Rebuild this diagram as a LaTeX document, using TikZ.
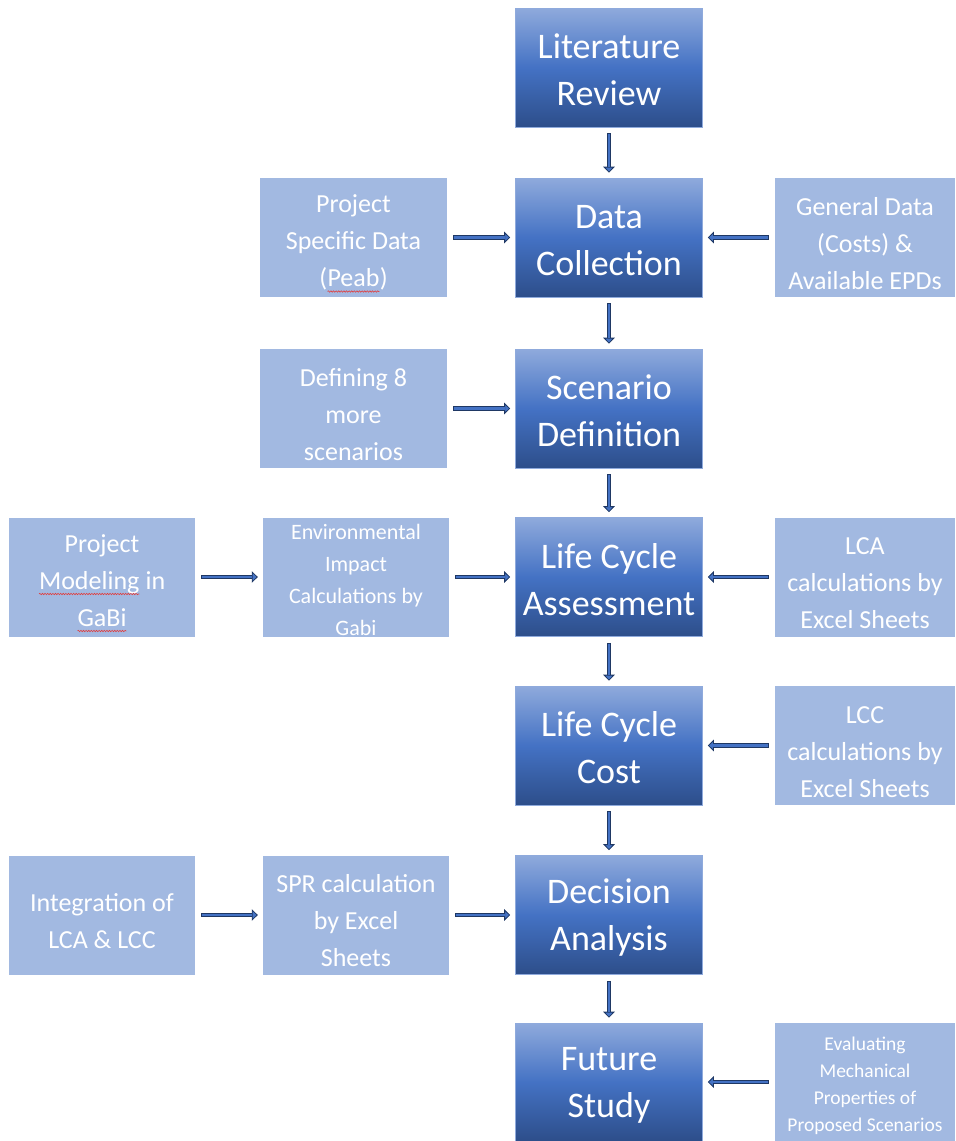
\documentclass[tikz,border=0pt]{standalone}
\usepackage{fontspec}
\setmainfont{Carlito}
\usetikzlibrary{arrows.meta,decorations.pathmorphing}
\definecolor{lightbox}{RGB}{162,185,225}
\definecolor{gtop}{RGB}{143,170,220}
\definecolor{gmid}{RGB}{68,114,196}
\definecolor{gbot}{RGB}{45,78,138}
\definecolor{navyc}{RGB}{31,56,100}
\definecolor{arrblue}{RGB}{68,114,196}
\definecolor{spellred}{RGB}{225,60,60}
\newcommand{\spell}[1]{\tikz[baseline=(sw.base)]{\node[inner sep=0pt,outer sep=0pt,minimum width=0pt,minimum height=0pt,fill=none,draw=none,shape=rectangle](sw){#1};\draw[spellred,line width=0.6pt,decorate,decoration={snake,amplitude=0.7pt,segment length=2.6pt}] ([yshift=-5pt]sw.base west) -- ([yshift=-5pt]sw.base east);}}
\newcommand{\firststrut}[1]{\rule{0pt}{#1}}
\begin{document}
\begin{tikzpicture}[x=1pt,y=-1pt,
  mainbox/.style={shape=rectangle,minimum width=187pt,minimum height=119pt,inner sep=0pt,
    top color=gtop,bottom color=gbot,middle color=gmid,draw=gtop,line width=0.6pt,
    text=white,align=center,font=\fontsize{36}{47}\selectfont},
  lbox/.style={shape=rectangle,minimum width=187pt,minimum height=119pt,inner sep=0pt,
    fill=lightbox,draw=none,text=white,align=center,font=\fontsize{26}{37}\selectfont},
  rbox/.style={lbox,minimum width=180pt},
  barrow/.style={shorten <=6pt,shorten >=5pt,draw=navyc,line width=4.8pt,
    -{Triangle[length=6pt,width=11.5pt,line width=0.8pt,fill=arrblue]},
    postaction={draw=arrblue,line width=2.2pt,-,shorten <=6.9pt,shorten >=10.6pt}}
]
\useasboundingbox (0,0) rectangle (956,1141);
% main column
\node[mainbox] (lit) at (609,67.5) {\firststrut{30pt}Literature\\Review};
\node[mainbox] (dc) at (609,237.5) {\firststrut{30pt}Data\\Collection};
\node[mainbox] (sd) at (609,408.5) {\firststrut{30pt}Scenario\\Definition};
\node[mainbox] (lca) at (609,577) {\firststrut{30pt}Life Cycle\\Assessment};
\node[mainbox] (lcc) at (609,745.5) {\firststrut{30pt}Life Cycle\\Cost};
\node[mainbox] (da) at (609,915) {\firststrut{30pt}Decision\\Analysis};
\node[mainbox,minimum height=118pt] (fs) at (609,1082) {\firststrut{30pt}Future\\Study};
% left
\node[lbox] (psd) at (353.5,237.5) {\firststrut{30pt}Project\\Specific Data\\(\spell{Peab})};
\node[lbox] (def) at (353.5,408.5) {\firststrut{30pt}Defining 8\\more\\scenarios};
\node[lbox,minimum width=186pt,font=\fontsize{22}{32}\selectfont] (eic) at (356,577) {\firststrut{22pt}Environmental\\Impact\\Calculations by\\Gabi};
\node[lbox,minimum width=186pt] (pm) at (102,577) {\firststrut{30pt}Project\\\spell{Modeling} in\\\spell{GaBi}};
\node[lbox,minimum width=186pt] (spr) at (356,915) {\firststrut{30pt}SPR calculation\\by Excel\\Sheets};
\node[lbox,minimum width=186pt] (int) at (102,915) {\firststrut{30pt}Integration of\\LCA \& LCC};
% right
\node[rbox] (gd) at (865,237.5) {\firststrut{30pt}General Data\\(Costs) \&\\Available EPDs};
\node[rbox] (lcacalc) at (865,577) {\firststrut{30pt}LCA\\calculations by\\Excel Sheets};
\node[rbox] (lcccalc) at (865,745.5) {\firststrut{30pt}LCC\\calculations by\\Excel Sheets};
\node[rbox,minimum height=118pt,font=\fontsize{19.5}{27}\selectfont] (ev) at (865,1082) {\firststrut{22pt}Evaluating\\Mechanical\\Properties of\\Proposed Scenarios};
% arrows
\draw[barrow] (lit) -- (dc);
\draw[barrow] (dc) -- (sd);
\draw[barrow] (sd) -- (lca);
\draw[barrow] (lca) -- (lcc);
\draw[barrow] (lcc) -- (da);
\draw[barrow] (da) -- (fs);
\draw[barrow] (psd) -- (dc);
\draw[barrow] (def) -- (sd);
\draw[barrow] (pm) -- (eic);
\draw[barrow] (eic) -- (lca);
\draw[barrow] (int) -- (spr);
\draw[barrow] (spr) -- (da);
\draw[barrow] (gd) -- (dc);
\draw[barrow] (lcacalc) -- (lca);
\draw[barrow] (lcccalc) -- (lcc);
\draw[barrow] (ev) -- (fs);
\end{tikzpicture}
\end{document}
◆ ◆ ◆ ◆
Print the listing above in full, exactly as written. Omit any pictures.

SOLUTION BELOW:
Rebuild this diagram as a LaTeX document, using TikZ.
\documentclass[tikz,border=0pt]{standalone}
\usepackage{fontspec}
\setmainfont{Carlito}
\usetikzlibrary{arrows.meta,decorations.pathmorphing}
\definecolor{lightbox}{RGB}{162,185,225}
\definecolor{gtop}{RGB}{143,170,220}
\definecolor{gmid}{RGB}{68,114,196}
\definecolor{gbot}{RGB}{45,78,138}
\definecolor{navyc}{RGB}{31,56,100}
\definecolor{arrblue}{RGB}{68,114,196}
\definecolor{spellred}{RGB}{225,60,60}
\newcommand{\spell}[1]{\tikz[baseline=(sw.base)]{\node[inner sep=0pt,outer sep=0pt,minimum width=0pt,minimum height=0pt,fill=none,draw=none,shape=rectangle](sw){#1};\draw[spellred,line width=0.6pt,decorate,decoration={snake,amplitude=0.7pt,segment length=2.6pt}] ([yshift=-5pt]sw.base west) -- ([yshift=-5pt]sw.base east);}}
\newcommand{\firststrut}[1]{\rule{0pt}{#1}}
\begin{document}
\begin{tikzpicture}[x=1pt,y=-1pt,
  mainbox/.style={shape=rectangle,minimum width=187pt,minimum height=119pt,inner sep=0pt,
    top color=gtop,bottom color=gbot,middle color=gmid,draw=gtop,line width=0.6pt,
    text=white,align=center,font=\fontsize{36}{47}\selectfont},
  lbox/.style={shape=rectangle,minimum width=187pt,minimum height=119pt,inner sep=0pt,
    fill=lightbox,draw=none,text=white,align=center,font=\fontsize{26}{37}\selectfont},
  rbox/.style={lbox,minimum width=180pt},
  barrow/.style={shorten <=6pt,shorten >=5pt,draw=navyc,line width=4.8pt,
    -{Triangle[length=6pt,width=11.5pt,line width=0.8pt,fill=arrblue]},
    postaction={draw=arrblue,line width=2.2pt,-,shorten <=6.9pt,shorten >=10.6pt}}
]
\useasboundingbox (0,0) rectangle (956,1141);
% main column
\node[mainbox] (lit) at (609,67.5) {\firststrut{30pt}Literature\\Review};
\node[mainbox] (dc) at (609,237.5) {\firststrut{30pt}Data\\Collection};
\node[mainbox] (sd) at (609,408.5) {\firststrut{30pt}Scenario\\Definition};
\node[mainbox] (lca) at (609,577) {\firststrut{30pt}Life Cycle\\Assessment};
\node[mainbox] (lcc) at (609,745.5) {\firststrut{30pt}Life Cycle\\Cost};
\node[mainbox] (da) at (609,915) {\firststrut{30pt}Decision\\Analysis};
\node[mainbox,minimum height=118pt] (fs) at (609,1082) {\firststrut{30pt}Future\\Study};
% left
\node[lbox] (psd) at (353.5,237.5) {\firststrut{30pt}Project\\Specific Data\\(\spell{Peab})};
\node[lbox] (def) at (353.5,408.5) {\firststrut{30pt}Defining 8\\more\\scenarios};
\node[lbox,minimum width=186pt,font=\fontsize{22}{32}\selectfont] (eic) at (356,577) {\firststrut{22pt}Environmental\\Impact\\Calculations by\\Gabi};
\node[lbox,minimum width=186pt] (pm) at (102,577) {\firststrut{30pt}Project\\\spell{Modeling} in\\\spell{GaBi}};
\node[lbox,minimum width=186pt] (spr) at (356,915) {\firststrut{30pt}SPR calculation\\by Excel\\Sheets};
\node[lbox,minimum width=186pt] (int) at (102,915) {\firststrut{30pt}Integration of\\LCA \& LCC};
% right
\node[rbox] (gd) at (865,237.5) {\firststrut{30pt}General Data\\(Costs) \&\\Available EPDs};
\node[rbox] (lcacalc) at (865,577) {\firststrut{30pt}LCA\\calculations by\\Excel Sheets};
\node[rbox] (lcccalc) at (865,745.5) {\firststrut{30pt}LCC\\calculations by\\Excel Sheets};
\node[rbox,minimum height=118pt,font=\fontsize{19.5}{27}\selectfont] (ev) at (865,1082) {\firststrut{22pt}Evaluating\\Mechanical\\Properties of\\Proposed Scenarios};
% arrows
\draw[barrow] (lit) -- (dc);
\draw[barrow] (dc) -- (sd);
\draw[barrow] (sd) -- (lca);
\draw[barrow] (lca) -- (lcc);
\draw[barrow] (lcc) -- (da);
\draw[barrow] (da) -- (fs);
\draw[barrow] (psd) -- (dc);
\draw[barrow] (def) -- (sd);
\draw[barrow] (pm) -- (eic);
\draw[barrow] (eic) -- (lca);
\draw[barrow] (int) -- (spr);
\draw[barrow] (spr) -- (da);
\draw[barrow] (gd) -- (dc);
\draw[barrow] (lcacalc) -- (lca);
\draw[barrow] (lcccalc) -- (lcc);
\draw[barrow] (ev) -- (fs);
\end{tikzpicture}
\end{document}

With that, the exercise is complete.